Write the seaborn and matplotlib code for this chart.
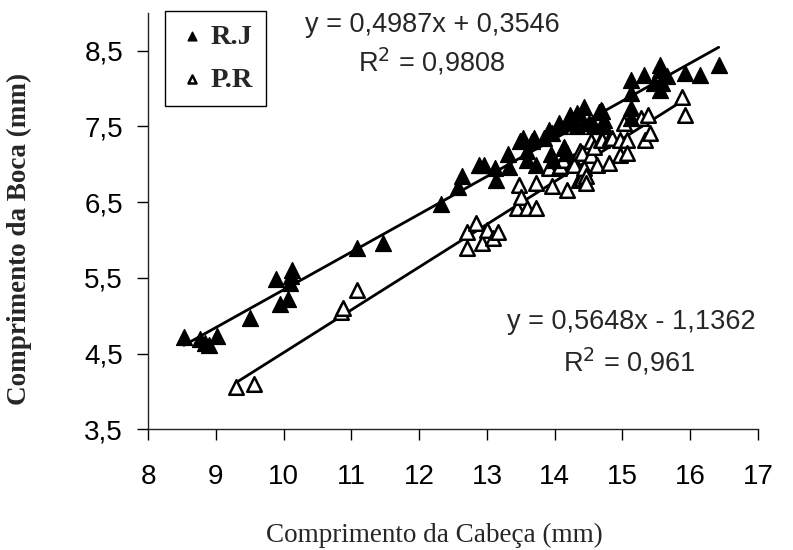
import matplotlib
matplotlib.use("Agg")
import matplotlib.pyplot as plt
import numpy as np
import pandas as pd
import seaborn as sns
from matplotlib.ticker import FuncFormatter, MultipleLocator

# Head length (x) and mouth length (y), in mm, for the two populations
rj_x = [8.53, 8.77, 8.84, 8.90, 9.02, 9.51, 9.89, 9.95, 10.06, 10.10, 10.11, 10.12,
        11.09, 11.46, 12.32, 12.58, 12.63, 12.88, 12.95, 13.12, 13.14, 13.31, 13.32,
        13.49, 13.54, 13.59, 13.59, 13.67, 13.69, 13.72, 13.84, 13.91, 13.94, 13.96,
        13.98, 14.06, 14.08, 14.14, 14.18, 14.21, 14.23, 14.24, 14.33, 14.33, 14.43,
        14.43, 14.50, 14.58, 14.65, 14.68, 14.70, 14.73, 14.73, 15.12, 15.12, 15.13,
        15.13, 15.32, 15.47, 15.55, 15.55, 15.56, 15.59, 15.66, 15.93, 16.14, 16.42]
rj_y = [4.72, 4.69, 4.64, 4.61, 4.73, 4.97, 5.49, 5.16, 5.22, 5.43, 5.52, 5.60,
        5.89, 5.96, 6.48, 6.70, 6.85, 6.99, 6.99, 6.95, 6.79, 7.14, 6.96,
        7.31, 7.34, 7.17, 7.06, 7.31, 7.34, 6.99, 7.34, 7.45, 7.13, 7.41,
        7.06, 7.54, 7.50, 7.23, 7.15, 7.56, 7.65, 7.61, 7.67, 7.50, 7.76,
        7.54, 7.54, 7.50, 7.69, 7.72, 7.70, 7.59, 7.50, 8.11, 7.61, 7.94,
        7.74, 8.18, 8.07, 8.31, 8.24, 7.98, 8.07, 8.16, 8.20, 8.18, 8.31]

pr_x = [9.30, 9.57, 10.85, 10.87, 11.09, 12.70, 12.71, 12.84, 12.93, 13.00, 13.09,
        13.17, 13.45, 13.47, 13.50, 13.59, 13.72, 13.72, 13.91, 13.96, 14.06, 14.08,
        14.12, 14.14, 14.18, 14.28, 14.28, 14.36, 14.38, 14.41, 14.41, 14.43, 14.46,
        14.46, 14.53, 14.53, 14.58, 14.63, 14.68, 14.70, 14.80, 14.82, 14.85, 14.97,
        14.97, 15.02, 15.07, 15.07, 15.27, 15.34, 15.38, 15.41, 15.88, 15.93]
pr_y = [4.06, 4.10, 5.05, 5.10, 5.34, 5.89, 6.11, 6.22, 5.96, 6.13, 6.02,
        6.11, 6.42, 6.73, 6.57, 6.42, 6.42, 6.75, 6.95, 6.71, 6.95, 6.97,
        7.06, 7.21, 6.66, 7.04, 6.99, 6.79, 7.17, 6.82, 7.15, 6.95, 6.84,
        6.75, 7.12, 7.30, 7.23, 6.99, 7.32, 7.32, 7.01, 7.34, 7.34, 7.12,
        7.32, 7.54, 7.32, 7.15, 7.61, 7.32, 7.65, 7.41, 7.89, 7.65]

# Fitted linear trends (slope, intercept, R²)
rj_fit = (0.4987, 0.3546, 0.9808)
pr_fit = (0.5648, -1.1362, 0.961)

series_names = ["R.J", "P.R"]

df = pd.concat([
    pd.DataFrame({"cabeca": rj_x, "boca": rj_y, "grupo": series_names[0]}),
    pd.DataFrame({"cabeca": pr_x, "boca": pr_y, "grupo": series_names[1]}),
], ignore_index=True)

sns.set_style("ticks")
plt.rcParams["font.family"] = ["Liberation Sans", "DejaVu Sans"]
serif = ["Liberation Serif", "DejaVu Serif"]

fig = plt.figure(figsize=(7.93, 5.5), dpi=100)
ax = fig.add_axes([148 / 793, 1 - 429.3 / 550, 610 / 793, 416.6 / 550])

# regression lines, drawn from the fitted equations over each group's range
for xs, (m, b, _) in ((rj_x, rj_fit), (pr_x, pr_fit)):
    xx = np.array([min(xs), max(xs)])
    ax.plot(xx, m * xx + b, color="black", lw=2, zorder=1)

sns.scatterplot(data=df[df.grupo == "R.J"], x="cabeca", y="boca", marker="^",
                s=130, color="black", edgecolor="black", linewidth=1,
                ax=ax, zorder=3, label="R.J")
sns.scatterplot(data=df[df.grupo == "P.R"], x="cabeca", y="boca", marker="^",
                s=110, facecolor="white", edgecolor="black", linewidth=1.8,
                ax=ax, zorder=2, label="P.R")

ax.set_xlim(8, 17)
ax.set_ylim(3.5, 9.0)
ax.xaxis.set_major_locator(MultipleLocator(1))
ax.set_yticks([3.5, 4.5, 5.5, 6.5, 7.5, 8.5])
ax.yaxis.set_major_formatter(FuncFormatter(lambda v, p: f"{v:.1f}".replace(".", ",")))
ax.xaxis.set_major_formatter(FuncFormatter(lambda v, p: f"{v:.0f}"))
ax.tick_params(axis="x", direction="out", length=8, width=1, pad=17,
               labelsize=20, colors="black")
ax.tick_params(axis="y", direction="out", length=8, width=1, pad=10,
               labelsize=20, colors="black")
for s in ("top", "right"):
    ax.spines[s].set_visible(False)
for s in ("left", "bottom"):
    ax.spines[s].set_color("#222222")
    ax.spines[s].set_linewidth(1)

ax.set_xlabel("Comprimento da Cabeça (mm)", fontsize=19.5, family=serif)
ax.xaxis.set_label_coords(0.47, -0.225)
ax.set_ylabel("Comprimento da Boca (mm)", fontsize=19.5, fontweight="bold", family=serif)
ax.yaxis.set_label_coords(-0.19, 0.457)


def fmt(v, nd):
    return f"{v:.{nd}f}".replace(".", ",")


m, b, r2 = rj_fit
ax.text(12.19, 8.84, f"y = {fmt(m, 4)}x + {fmt(b, 4)}", ha="center", va="center", fontsize=19.5)
ax.text(12.19, 8.35, f"R$^2$ = {fmt(r2, 4)}", ha="center", va="center", fontsize=19.5)
m, b, r2 = pr_fit
ax.text(15.13, 4.92, f"y = {fmt(m, 4)}x - {fmt(abs(b), 4)}", ha="center", va="center", fontsize=19.5)
ax.text(15.10, 4.39, f"R$^2$ = {fmt(r2, 3)}", ha="center", va="center", fontsize=19.5)

leg = ax.legend(loc="upper left", bbox_to_anchor=(0.028, 1.004), borderaxespad=0,
                frameon=True, fancybox=False, markerscale=0.55, handletextpad=0.15,
                handlelength=1.0, borderpad=0.45, labelspacing=0.6,
                prop={"family": serif, "weight": "bold", "size": 20.5})
leg.get_frame().set_edgecolor("black")
leg.get_frame().set_linewidth(1)
leg.get_frame().set_alpha(1)

fig.savefig("out.png", dpi=100)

•••

- EXERCISE PROMPT
Make an exact copy of the lines from the top of the material through the line with "8.20, 8.18, 8.31]", pictures excluded.

- SOLUTION TO THIS EXERCISE
Write the seaborn and matplotlib code for this chart.
import matplotlib
matplotlib.use("Agg")
import matplotlib.pyplot as plt
import numpy as np
import pandas as pd
import seaborn as sns
from matplotlib.ticker import FuncFormatter, MultipleLocator

# Head length (x) and mouth length (y), in mm, for the two populations
rj_x = [8.53, 8.77, 8.84, 8.90, 9.02, 9.51, 9.89, 9.95, 10.06, 10.10, 10.11, 10.12,
        11.09, 11.46, 12.32, 12.58, 12.63, 12.88, 12.95, 13.12, 13.14, 13.31, 13.32,
        13.49, 13.54, 13.59, 13.59, 13.67, 13.69, 13.72, 13.84, 13.91, 13.94, 13.96,
        13.98, 14.06, 14.08, 14.14, 14.18, 14.21, 14.23, 14.24, 14.33, 14.33, 14.43,
        14.43, 14.50, 14.58, 14.65, 14.68, 14.70, 14.73, 14.73, 15.12, 15.12, 15.13,
        15.13, 15.32, 15.47, 15.55, 15.55, 15.56, 15.59, 15.66, 15.93, 16.14, 16.42]
rj_y = [4.72, 4.69, 4.64, 4.61, 4.73, 4.97, 5.49, 5.16, 5.22, 5.43, 5.52, 5.60,
        5.89, 5.96, 6.48, 6.70, 6.85, 6.99, 6.99, 6.95, 6.79, 7.14, 6.96,
        7.31, 7.34, 7.17, 7.06, 7.31, 7.34, 6.99, 7.34, 7.45, 7.13, 7.41,
        7.06, 7.54, 7.50, 7.23, 7.15, 7.56, 7.65, 7.61, 7.67, 7.50, 7.76,
        7.54, 7.54, 7.50, 7.69, 7.72, 7.70, 7.59, 7.50, 8.11, 7.61, 7.94,
        7.74, 8.18, 8.07, 8.31, 8.24, 7.98, 8.07, 8.16, 8.20, 8.18, 8.31]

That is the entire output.